Wir leben in Zeiten, in denen traditionelle Glaubensgemeinschaften an einem spürbaren Mitgliederschwund leiden. Dies ist nicht nur ein Eindruck einzelner Gläubiger, sondern empirisch belegbar (vgl. Artikel zur Studie »Was glaubt Österreich?«). Durch diese Entwicklungen haben Religionen, Kirchen und Glaubensgemeinschaften in der Gesellschaft ihr Monopol auf Sinnstiftung und Welterklärung verloren, wie sie es etwa im Fall der christlichen Kirchen über Jahrhunderte in Europa hatten. Ja, oftmals gerät die Kirche sogar in Rechtfertigungsdruck, was eigentlich ihr Beitrag für ein fruchtbares Miteinander in einer modernen pluralistischen Gesellschaft sei. Natürlich sind Religion und Glaube weit mehr als praktisches Vehikel zur Lebensgestaltung und können nicht auf Nützlichkeit für einen oder viele Menschen reduziert werden, aber lohnenswert ist es dennoch, sich einmal dieser Frage zu stellen.
Was ist also der Beitrag von Religion(en) und welche positiven Auswirkungen auf die Gesellschaft mag es geben?
Natürlich stechen da sofort so große kirchliche Wohlfahrtsverbände wie die Caritas bzw. die Diakonie ins Auge. Zusammen arbeiten hier ca. 25.000 Personen hauptamtlich und unzählige Ehrenamtliche in den Bereichen der Pflege und Betreuung, der Hilfe für Flüchtlinge, Arme und Obdachlose und in vielen Bereichen darüber hinaus. Man kann derartige Sozialeinrichtungen rein nach betrieblichen Aspekten bewerten, aber was wäre unsere Gesellschaft tatsächlich ohne solche Organisationen, in denen mitfühlende Menschen arbeiten, die vom Auftrag Jesu Christi geleitet sind und sich für Nächstenliebe und soziale Gerechtigkeit einsetzen. Das lässt sich ganz konkret an einem Beispiel ablesen: Bei dem für viele in unserem Pfarrverband verheerenden Hochwasser im September 2024 war die Pfarrcaritas unbürokratisch und schnell mit einer Geldspende zur Stelle, um erste Not zu lindern, wenigstens eine kleine Hilfe zu leisten und kurz ein offenes Ohr anzubieten.

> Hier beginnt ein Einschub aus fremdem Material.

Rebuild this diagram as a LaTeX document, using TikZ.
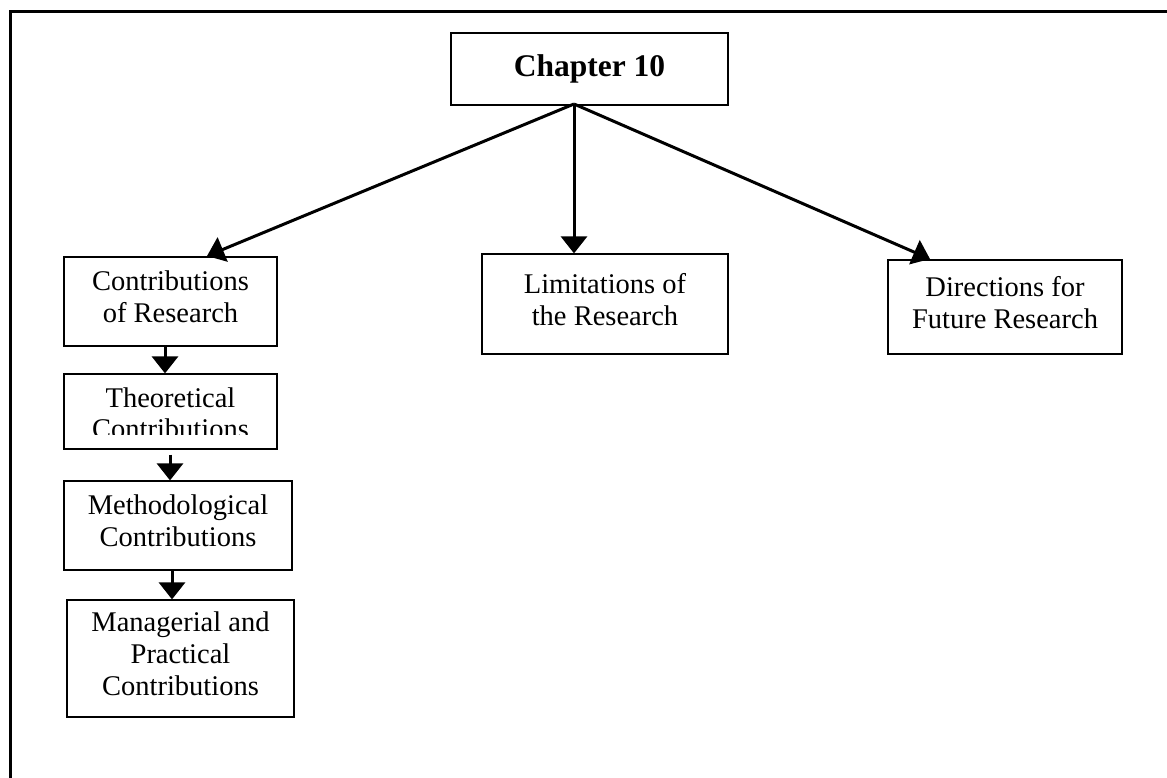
\documentclass[tikz,border=0pt]{standalone}
\usepackage{fontspec}
\setmainfont{Liberation Serif}
\usetikzlibrary{arrows.meta, positioning, calc}

\newcommand{\boxfont}{\fontsize{28.5}{31.7}\selectfont}

\begin{document}
\begin{tikzpicture}[
    x=1pt, y=-1pt,
    box/.style={rectangle, draw, line width=1.2pt, align=center, inner sep=0pt, font=\boxfont, execute at end node=\strut},
    arrow/.style={line width=3pt, -{Triangle[width=26pt, length=17pt]}},
    frame/.style={line width=3pt}
]
\useasboundingbox (0,0) rectangle (1167,778);
\draw [frame] (10.5,778) |- (1167,11.5);

\node (chapter) [box, minimum width=277, minimum height=72, font=\fontsize{31.5}{36}\selectfont\bfseries] at (589.5,69) {Chapter 10};
\node (contrib) [box, minimum width=213, minimum height=89] at (170.5,301.5) {Contributions\\of Research};
\node (limit) [box, minimum width=246, minimum height=100] at (605,304) {Limitations of\\the Research};
\node (future) [box, minimum width=234, minimum height=94] at (1005,307) {Directions for\\Future Research};

% left column
\node (theory) [box, minimum width=213, minimum height=75, path picture={
    \clip (path picture bounding box.north west) rectangle ([yshift=15pt]path picture bounding box.south east);
    \node [align=center, font=\boxfont, yshift=-6.5pt] at (path picture bounding box.center) {Theoretical\\Contributions};
}] at (170.5,411.5) {};
\node (method) [box, minimum width=228, minimum height=89] at (178,525.5) {Methodological\\Contributions};
\node (manage) [box, minimum width=227, minimum height=117] at (180.5,658.5) {Managerial and\\Practical\\Contributions};

\coordinate (split) at (574,104);
\draw [arrow] (split) -- (207,256);
\draw [arrow] (split) -- (split |- limit.north);
\draw [arrow] (split) -- (930,259);

\draw [arrow] ([xshift=-5.5pt]contrib.south) -- ([xshift=-5.5pt]theory.north);
\draw [arrow] ([xshift=-0.5pt, yshift=-5pt]theory.south) -- ([xshift=-0.5pt]theory.south |- method.north);
\draw [arrow] ([xshift=-6pt]method.south) -- ([xshift=-6pt]method.south |- manage.north);
\end{tikzpicture}
\end{document}
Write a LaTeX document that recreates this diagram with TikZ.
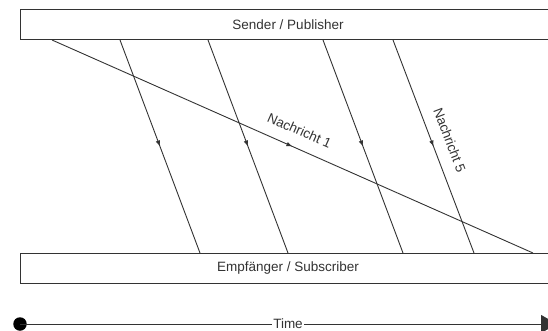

Als im Jahr 2015 tausende Flüchtlinge nach Österreich kamen, waren es auch diese kirchlichen Einrichtungen, die einen großen Teil der Herausforderungen stemmten, weil sie es eben sind, die mit Hilfeleistung im großen Stil Erfahrung haben und diese organisieren können. In den dramatischen Wochen waren viele Glaubensgemeinschaften mit Freiwilligen dort zur Stelle, wo Hilfe gebraucht wurde. Als ein Beispiel sei das Engagement der Sikh-Religion, einer monotheistischen Glaubensrichtung aus Indien zwischen Islam und Hinduismus, der Armenspeisung wichtige Tradition ist, erwähnt. Über Monate hinweg haben sechs Sikhs am Wiener Hauptbahnhof über 400.000 Essen für Geflohene gekocht und verteilt. Nicht auszudenken, hätte der Staat auf dieses vielfältige Engagement aus religiöser Überzeugung verzichten müssen. Hier zeigte sich ein fruchtbares Miteinander von Religion und Staat als Netz der Solidarität, wie es auch Kardinal König vor Jahrzehnten schon eingemahnt hat und das sich seither nicht nur in Krisenzeiten oft als starker Schirm für Hilfesuchende erwiesen hat.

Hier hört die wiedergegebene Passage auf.